变量类型:分类变量、离散数值变量、连续数值变量

library(ggplot2)
library(ggridges)
library(RColorBrewer)
library(viridis)

5.1 一个分类变量:条形图、折线图

5.1.1 条形图

# 条形图。男生和女生数目比较
df.out %>% 
  count(性别, name = '数目' ) %>%
  ggplot(aes(x = 性别, y = 数目)) +
  geom_bar(stat = 'identity', colour="black")

5.1.2 折线图

# 折线图
df.out %>% 
  count(性别, name = '数目' ) %>%
  ggplot(aes(x = 性别, y = 数目, group = 1)) +
  geom_line() +
  geom_point()

5.2 两个数值变量:散点图

# 查看学生英语和数学成绩分布
df.out %>% 
  ggplot(aes(x = 语文, y = 数学)) +
  geom_point()

# 按语文成绩从低到高查看学生英语和数学成绩分布
df.out %>% 
  ggplot(aes(x = reorder(语文, 数学), y = 数学)) +
  geom_point()

# 按照班级查看学生英语和数学成绩分布
df.out %>% 
  ggplot(aes(x = reorder(语文, 数学), y = 数学)) +
  geom_point() +
  facet_grid(.~班级, scale="free", space="free_x") 

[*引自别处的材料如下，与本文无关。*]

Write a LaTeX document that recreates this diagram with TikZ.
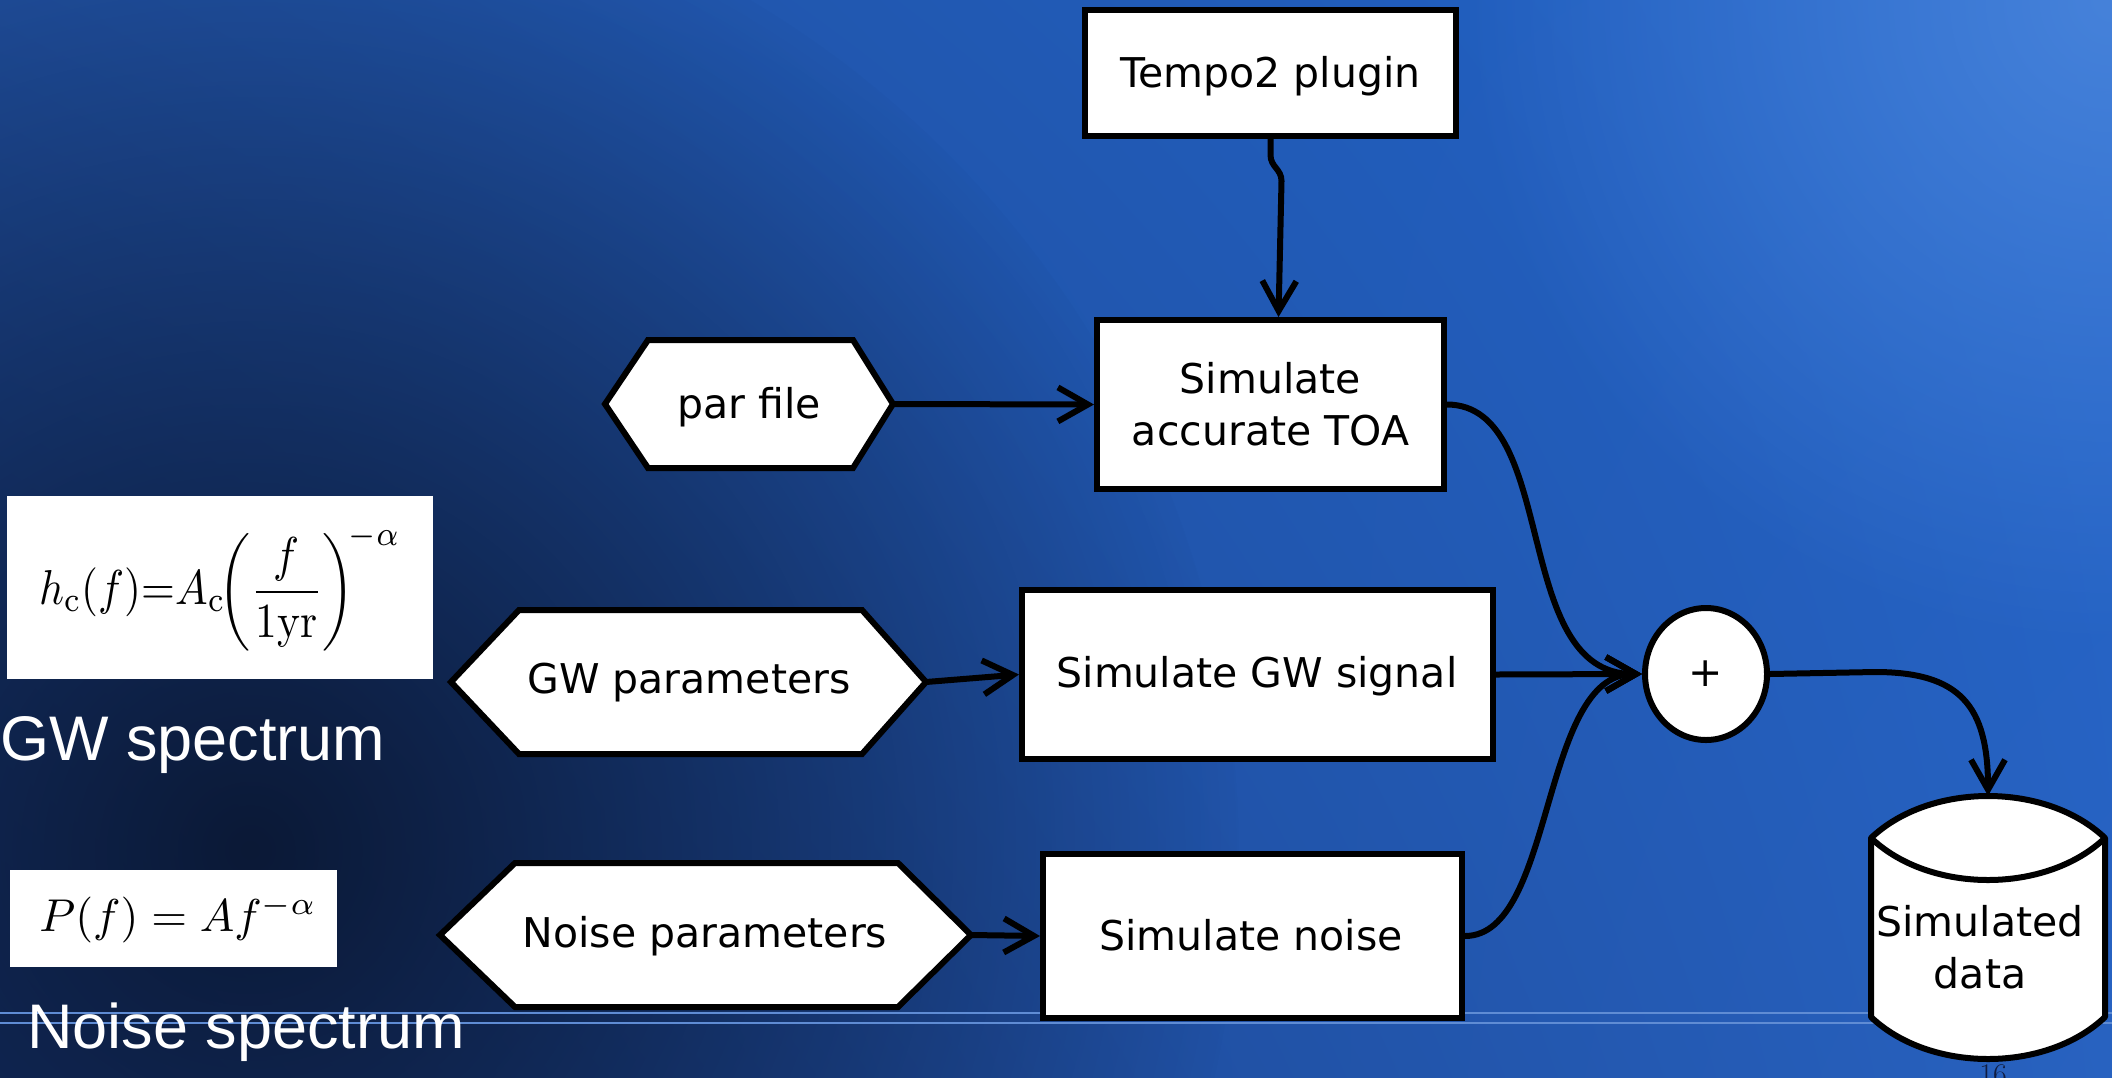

5.3 一个分类变量,一个数值变量:箱型图、小提琴图、山脊图

5.3.1 箱型图

# 箱型图绘制班级平均成绩
df.out %>% 
  ggplot(aes(x = 班级, y = 平均值)) +
  geom_boxplot()

# 以班级和性别分类学生平均成绩
df.out %>% 
  ggplot(aes(x = 性别, y = 平均值, fill = 性别)) +
  geom_boxplot()

df.out %>% 
  mutate(性别 = factor(性别)) %>%
  ggplot(aes(x = 性别, y = 平均值, fill = 性别)) +
  geom_boxplot() +
  geom_jitter() 

5.3.2 小提琴图

df.out %>% 
  ggplot(aes(x = 性别, y = 平均值)) +
  geom_violin()

df.out %>% 
  ggplot(aes(x = 性别, y = 平均值, fill = 性别)) +
  geom_violin() +
  geom_jitter() 

5.3.3 山脊图

df.out %>% 
  ggplot(aes(x = 平均值, y = 班级)) +
  geom_density_ridges()
## Picking joint bandwidth of 2.41

# 以颜色区分语文成绩
df.out %>% 
  ggplot(aes(x = 语文, y = 班级)) +
  geom_density_ridges_gradient(aes(fill=stat(x))) +
  scale_fill_gradientn(name = "", 
                       colours = colorRampPalette(rev(brewer.pal(11,'Spectral')))(32)) 
## Picking joint bandwidth of 2.24

# 以颜色区分区间内该分数学生占比
df.out %>% 
  ggplot(aes(x = 语文, y = 班级)) +
  geom_density_ridges_gradient(aes(fill = ..density..)) +
  scale_fill_gradientn(name = "", 
                       colours = colorRampPalette(rev(brewer.pal(11,'Spectral')))(32)) 
## Picking joint bandwidth of 2.24